|As I See It? 7-25
Sunday, January 4, 2009
By Earl Ofari Hutchinson
Pre-trial home detention for juveniles has sharply increased as a way to cut costs and deal with prison overcrowding. But there’s a giant loophole that allows juvenile killers to be released home, writes NAM contributor Earl Ofari Hutchinson.
LOS ANGELES, CA -- Jocelyn Mull, the mother of 18-year-old Eron Michael Mull, seethed when Los Angeles Juvenile Court Presiding Judge Michael Nash said that it was "fairly uncommon" for youths charged with murder to be released. She was angered because she sat mute in court and watched as the confessed killer of her son, another 18-year-old African American, was allowed to go home.

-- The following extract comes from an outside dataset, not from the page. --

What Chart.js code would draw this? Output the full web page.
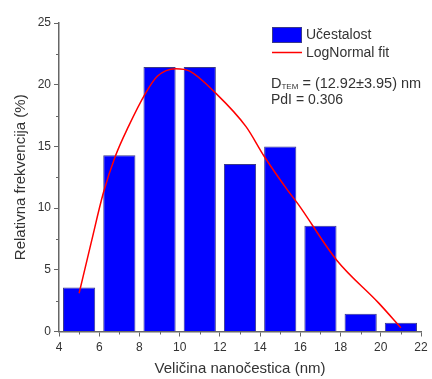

The circumstances of Mull’s murder are grimly familiar. He was gunned down in a cross fire between two suspected gang rivals last January outside an after-hours party near Hollywood, Calif. Mull had no gang involvement, was a highly talented musician, and had scholarship offers from several universities.
Mull could easily have been another of the legions of nameless, faceless young black victims of chronic violence that has plagued Los Angeles and other big cities. Despite the plunge in crime, violence and murder rates nationally and in California, homicide continues to rank at or near the top as one of the main causes of death for young black males. In Los Angeles and other major cities, gang murders continue to be a major cause of fear and rage in poor black and Latino communities.
Mull’s mother’s anger over the killer being sent home pending disposition of his case would likely have drawn a momentary touch of public attention, sympathy and then just as quickly been forgotten. But this was different. Mull’s killer did not commit a petty, non-violent crime, but potentially a first-degree murder. He has suspected gang ties and is accused of prior handgun brandishing.
In many states, including California, teens much younger than Mull’s killer who have been charged with murder and accused of prior gun use are routinely jailed for long stretches in juvenile or adult jails, tried as adults, convicted, and given lengthy sentences. In the past, some have received death sentences and in a few cases been executed. The Supreme Court narrowly outlawed juvenile executions in March 2005.
Mull’s killer would not suffer that fate and that’s a good thing. But that still didn’t ease the personal pain of Mull’s mother and the deep sense that a grievous legal wrong had been committed by the court’s allowing her son’s confessed killer to remain out of jail. And then adding to her anguish by handling the case with kid glove, snail-paced lethargy.
This is hardly unique. According to reports from multiple state agencies, and a 10 year longitudinal analysis of juvenile detention programs by the Florida Department of Juvenile Justice, since the late 1980s, home detention for juveniles, awaiting trial or a court disposition of their case and accused of even serious felony offenses, has sharply increased. This is in part a cost-saving measure, and in part a way to reduce overcrowding in America’s bulging jails and juvenile detention centers. Juveniles sentenced or confined to home detention wear ankle bracelets that emit an electronic signal sent to a remote command center whenever an offender ventures outside the home or other confined area set by the courts. In theory, if the signal goes off that’s a potential violation; if it’s verified, then police are notified and the offender can be arrested.
But there’s a giant loophole. Police are often not notified if a juvenile is under home detention and are only aware of it when a detainee violates home detention rules and they make an arrest. Home detention violations are not uncommon. There have been frequent reports of juveniles committing or accused of crimes while supposedly confined to their homes.
Still, home detention is a sensible and humane penal method for dealing with non-violent, low-risk juveniles and adults. Mull’s killer, though, hardly fits that bill.
Jocelyn Mull is no lock-‘em-up-and-throw-away-the-key crusader. She is a dedicated educator and community activist. She’s well aware of the well-documented gaping racial disparities in the juvenile justice system. Young black males are more likely than young whites who commit violent crimes to be jailed, to languish in preventive detention, be tried as adults, convicted and then warehoused in adult prisons for long sentences.
Mull’s sole concern is that the tiny cracks -- created by legal sloppiness, a technicality, laxity, or expediency -- that permit young men who kill to at least, for a time, evade justice, be filled. She is campaigning to prevent the use of house detention for violent felony cases. Until that change happens, the tacit message is that when young blacks kill other young blacks, black life is deemed cheap and devalued. In her emotional plea, Mull repeatedly noted that her son’s killer would spend the holidays at his home. Her son won’t. And that’s not justice. Home detention is clearly an important, and necessary, penal tool. Just not for killers.
Earl Ofari Hutchinson is an author and political analyst. His forthcoming book is How Obama Won (Middle Passage Press, January 2009).